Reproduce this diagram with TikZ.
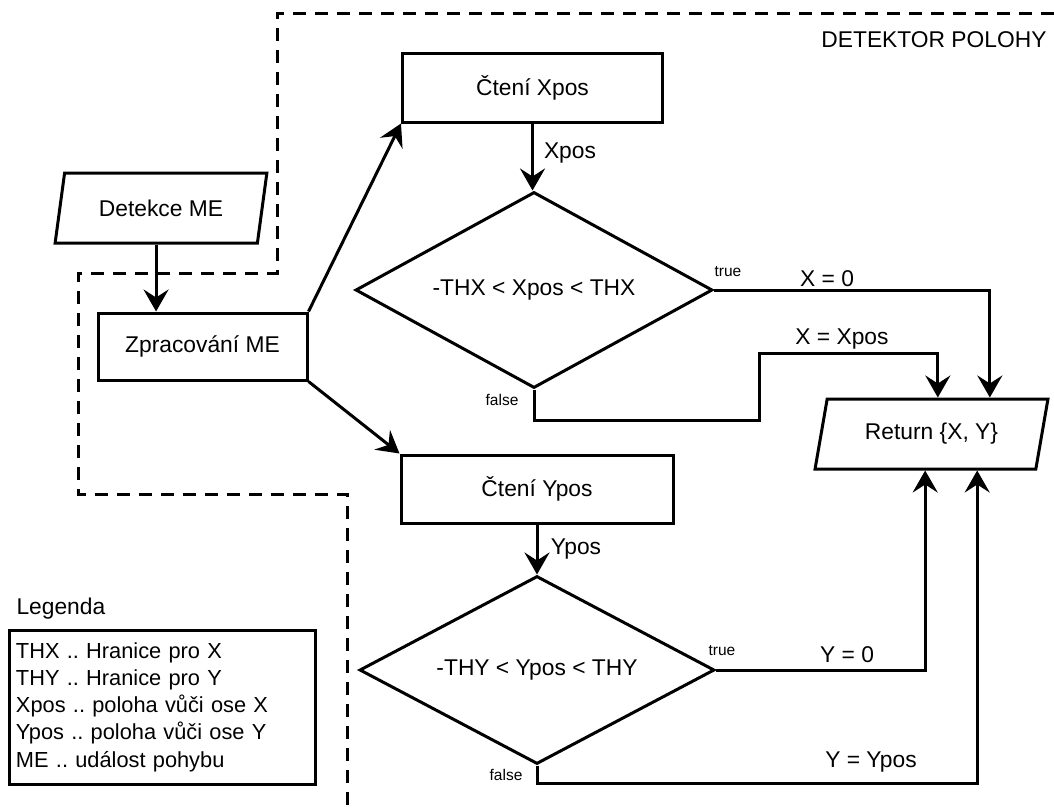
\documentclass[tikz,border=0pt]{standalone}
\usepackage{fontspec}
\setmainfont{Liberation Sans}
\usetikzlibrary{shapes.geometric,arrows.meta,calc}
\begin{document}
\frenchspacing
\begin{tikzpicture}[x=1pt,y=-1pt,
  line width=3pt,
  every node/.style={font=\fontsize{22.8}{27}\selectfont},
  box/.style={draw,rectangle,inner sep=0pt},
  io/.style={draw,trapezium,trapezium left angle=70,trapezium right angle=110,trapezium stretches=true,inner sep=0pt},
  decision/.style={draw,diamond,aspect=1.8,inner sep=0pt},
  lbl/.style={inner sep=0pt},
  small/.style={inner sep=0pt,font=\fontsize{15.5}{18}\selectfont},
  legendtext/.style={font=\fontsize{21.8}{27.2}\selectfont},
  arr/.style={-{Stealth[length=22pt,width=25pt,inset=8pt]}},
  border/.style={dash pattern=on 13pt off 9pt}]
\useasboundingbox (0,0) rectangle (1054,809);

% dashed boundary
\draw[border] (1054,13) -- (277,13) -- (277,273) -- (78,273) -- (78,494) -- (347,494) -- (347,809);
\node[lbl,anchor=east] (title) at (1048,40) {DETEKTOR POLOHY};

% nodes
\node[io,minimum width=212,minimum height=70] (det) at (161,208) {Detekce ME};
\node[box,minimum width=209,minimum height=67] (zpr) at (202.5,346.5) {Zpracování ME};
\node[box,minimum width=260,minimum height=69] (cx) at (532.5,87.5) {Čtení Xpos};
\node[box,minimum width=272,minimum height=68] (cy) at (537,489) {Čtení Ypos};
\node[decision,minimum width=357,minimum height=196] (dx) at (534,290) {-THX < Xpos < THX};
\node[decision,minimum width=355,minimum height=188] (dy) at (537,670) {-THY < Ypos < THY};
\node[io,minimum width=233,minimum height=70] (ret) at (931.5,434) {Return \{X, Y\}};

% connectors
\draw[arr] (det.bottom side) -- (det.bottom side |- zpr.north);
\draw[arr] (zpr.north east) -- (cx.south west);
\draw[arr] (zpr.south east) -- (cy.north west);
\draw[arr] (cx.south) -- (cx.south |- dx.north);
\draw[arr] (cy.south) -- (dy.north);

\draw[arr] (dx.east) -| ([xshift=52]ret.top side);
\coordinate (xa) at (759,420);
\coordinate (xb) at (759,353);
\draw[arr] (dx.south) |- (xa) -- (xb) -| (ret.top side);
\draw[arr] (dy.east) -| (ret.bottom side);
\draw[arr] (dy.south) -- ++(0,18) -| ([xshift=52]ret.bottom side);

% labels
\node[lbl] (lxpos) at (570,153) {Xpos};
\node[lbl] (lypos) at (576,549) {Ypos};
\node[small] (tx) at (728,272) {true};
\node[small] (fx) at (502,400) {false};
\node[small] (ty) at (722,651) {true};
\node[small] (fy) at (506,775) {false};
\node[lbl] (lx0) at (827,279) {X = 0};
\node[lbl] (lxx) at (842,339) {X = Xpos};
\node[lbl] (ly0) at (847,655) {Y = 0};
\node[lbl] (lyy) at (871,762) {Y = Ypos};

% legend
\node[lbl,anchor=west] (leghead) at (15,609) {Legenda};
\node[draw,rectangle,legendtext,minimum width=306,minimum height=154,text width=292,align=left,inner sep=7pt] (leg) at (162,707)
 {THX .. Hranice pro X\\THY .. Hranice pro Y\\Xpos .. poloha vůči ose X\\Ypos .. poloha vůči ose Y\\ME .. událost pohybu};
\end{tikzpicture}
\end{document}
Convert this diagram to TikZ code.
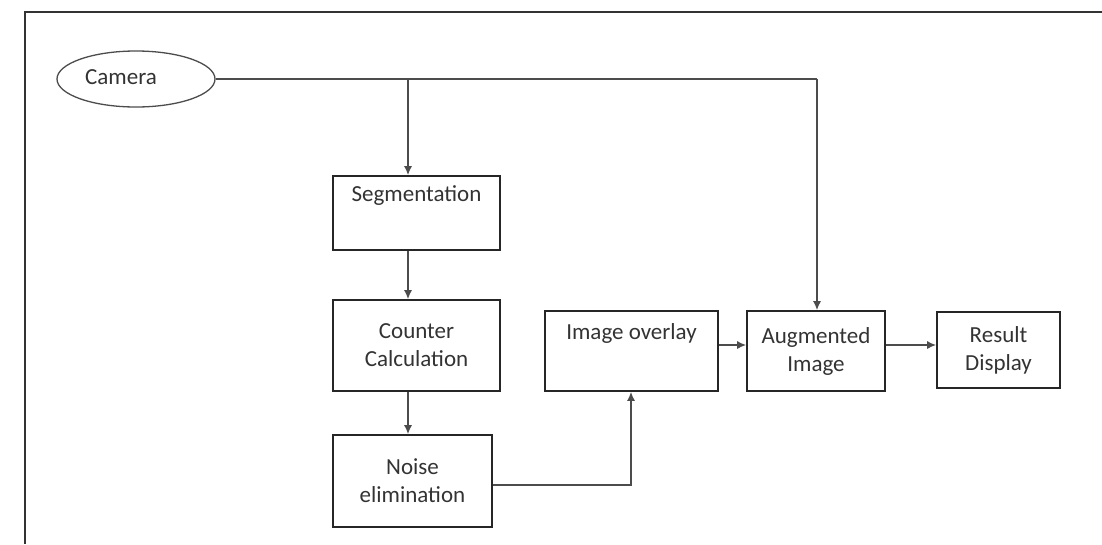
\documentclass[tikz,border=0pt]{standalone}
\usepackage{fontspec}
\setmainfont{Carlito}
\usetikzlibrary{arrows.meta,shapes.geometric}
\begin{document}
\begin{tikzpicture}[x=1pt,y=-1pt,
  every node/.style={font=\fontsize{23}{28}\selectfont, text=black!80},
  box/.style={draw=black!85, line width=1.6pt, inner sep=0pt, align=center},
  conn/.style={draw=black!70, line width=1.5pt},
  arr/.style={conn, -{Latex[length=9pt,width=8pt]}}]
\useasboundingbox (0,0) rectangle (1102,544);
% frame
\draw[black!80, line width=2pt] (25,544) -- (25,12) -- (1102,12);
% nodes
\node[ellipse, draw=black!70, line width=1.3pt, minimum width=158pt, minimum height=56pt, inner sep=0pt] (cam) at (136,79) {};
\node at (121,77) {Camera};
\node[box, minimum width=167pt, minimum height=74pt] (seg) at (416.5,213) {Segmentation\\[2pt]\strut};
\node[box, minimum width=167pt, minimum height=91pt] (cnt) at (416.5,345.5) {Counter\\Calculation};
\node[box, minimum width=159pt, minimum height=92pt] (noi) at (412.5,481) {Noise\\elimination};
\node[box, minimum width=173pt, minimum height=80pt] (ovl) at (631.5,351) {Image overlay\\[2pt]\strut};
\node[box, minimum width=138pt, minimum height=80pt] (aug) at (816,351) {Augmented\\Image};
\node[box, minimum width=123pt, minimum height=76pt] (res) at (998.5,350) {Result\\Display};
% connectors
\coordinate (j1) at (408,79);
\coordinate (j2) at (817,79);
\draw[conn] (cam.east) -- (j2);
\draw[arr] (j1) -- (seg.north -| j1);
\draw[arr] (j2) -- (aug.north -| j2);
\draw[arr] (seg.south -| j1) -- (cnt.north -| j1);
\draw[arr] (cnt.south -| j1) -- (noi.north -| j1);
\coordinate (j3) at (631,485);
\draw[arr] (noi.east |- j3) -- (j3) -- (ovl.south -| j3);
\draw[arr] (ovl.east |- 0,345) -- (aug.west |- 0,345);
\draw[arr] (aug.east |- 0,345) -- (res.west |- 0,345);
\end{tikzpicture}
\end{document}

+++++

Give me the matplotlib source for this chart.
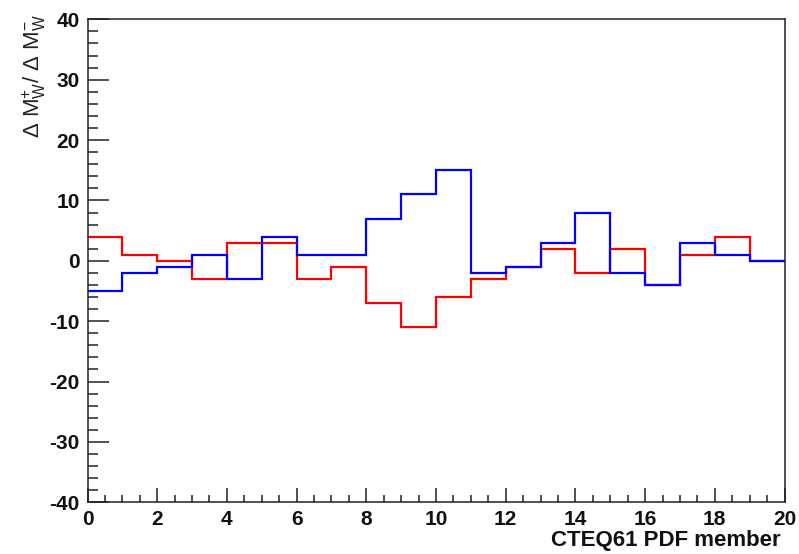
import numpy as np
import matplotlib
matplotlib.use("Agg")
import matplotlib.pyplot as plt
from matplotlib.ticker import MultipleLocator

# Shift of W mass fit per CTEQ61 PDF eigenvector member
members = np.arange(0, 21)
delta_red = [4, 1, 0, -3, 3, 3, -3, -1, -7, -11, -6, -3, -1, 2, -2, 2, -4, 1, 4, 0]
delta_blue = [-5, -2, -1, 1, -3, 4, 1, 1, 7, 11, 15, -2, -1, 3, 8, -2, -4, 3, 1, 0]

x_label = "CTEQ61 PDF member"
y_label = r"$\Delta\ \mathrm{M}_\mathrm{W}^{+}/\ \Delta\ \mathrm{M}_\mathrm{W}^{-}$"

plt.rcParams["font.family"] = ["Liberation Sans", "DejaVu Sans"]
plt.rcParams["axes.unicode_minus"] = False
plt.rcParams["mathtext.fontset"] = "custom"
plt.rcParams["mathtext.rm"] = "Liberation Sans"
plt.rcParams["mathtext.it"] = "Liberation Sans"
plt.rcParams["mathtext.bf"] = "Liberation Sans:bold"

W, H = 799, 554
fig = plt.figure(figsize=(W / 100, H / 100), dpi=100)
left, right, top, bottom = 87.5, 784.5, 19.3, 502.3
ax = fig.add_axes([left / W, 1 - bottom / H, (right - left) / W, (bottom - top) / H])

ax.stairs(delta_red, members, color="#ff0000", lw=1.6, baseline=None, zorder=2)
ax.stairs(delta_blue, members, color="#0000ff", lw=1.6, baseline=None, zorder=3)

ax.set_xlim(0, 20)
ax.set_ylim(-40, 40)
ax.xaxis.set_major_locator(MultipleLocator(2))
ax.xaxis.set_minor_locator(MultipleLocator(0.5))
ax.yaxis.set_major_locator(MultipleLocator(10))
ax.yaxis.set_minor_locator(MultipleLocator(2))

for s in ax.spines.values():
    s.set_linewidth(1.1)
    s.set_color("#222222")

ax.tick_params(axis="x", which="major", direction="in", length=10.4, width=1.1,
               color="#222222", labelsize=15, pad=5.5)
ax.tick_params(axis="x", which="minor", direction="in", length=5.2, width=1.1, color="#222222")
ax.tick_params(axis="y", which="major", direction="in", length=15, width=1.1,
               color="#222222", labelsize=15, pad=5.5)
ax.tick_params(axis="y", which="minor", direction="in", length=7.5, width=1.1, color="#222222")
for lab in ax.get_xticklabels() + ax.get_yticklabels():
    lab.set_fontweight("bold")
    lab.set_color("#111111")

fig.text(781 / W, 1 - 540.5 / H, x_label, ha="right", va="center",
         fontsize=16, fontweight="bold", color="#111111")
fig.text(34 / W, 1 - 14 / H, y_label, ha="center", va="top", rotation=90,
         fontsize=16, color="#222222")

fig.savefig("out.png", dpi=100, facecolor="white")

+++++

[DIRECTIONS]
In the listing above, find the line containing "Give me the matplotlib source for this chart." and the line containing "lw=1.6, baseline=None, zorder=3)". Reproduce those lines and all between them exactly, with no pictures and nothing more.

[RESPONSE]
Give me the matplotlib source for this chart.
import numpy as np
import matplotlib
matplotlib.use("Agg")
import matplotlib.pyplot as plt
from matplotlib.ticker import MultipleLocator

# Shift of W mass fit per CTEQ61 PDF eigenvector member
members = np.arange(0, 21)
delta_red = [4, 1, 0, -3, 3, 3, -3, -1, -7, -11, -6, -3, -1, 2, -2, 2, -4, 1, 4, 0]
delta_blue = [-5, -2, -1, 1, -3, 4, 1, 1, 7, 11, 15, -2, -1, 3, 8, -2, -4, 3, 1, 0]

x_label = "CTEQ61 PDF member"
y_label = r"$\Delta\ \mathrm{M}_\mathrm{W}^{+}/\ \Delta\ \mathrm{M}_\mathrm{W}^{-}$"

plt.rcParams["font.family"] = ["Liberation Sans", "DejaVu Sans"]
plt.rcParams["axes.unicode_minus"] = False
plt.rcParams["mathtext.fontset"] = "custom"
plt.rcParams["mathtext.rm"] = "Liberation Sans"
plt.rcParams["mathtext.it"] = "Liberation Sans"
plt.rcParams["mathtext.bf"] = "Liberation Sans:bold"

W, H = 799, 554
fig = plt.figure(figsize=(W / 100, H / 100), dpi=100)
left, right, top, bottom = 87.5, 784.5, 19.3, 502.3
ax = fig.add_axes([left / W, 1 - bottom / H, (right - left) / W, (bottom - top) / H])

ax.stairs(delta_red, members, color="#ff0000", lw=1.6, baseline=None, zorder=2)
ax.stairs(delta_blue, members, color="#0000ff", lw=1.6, baseline=None, zorder=3)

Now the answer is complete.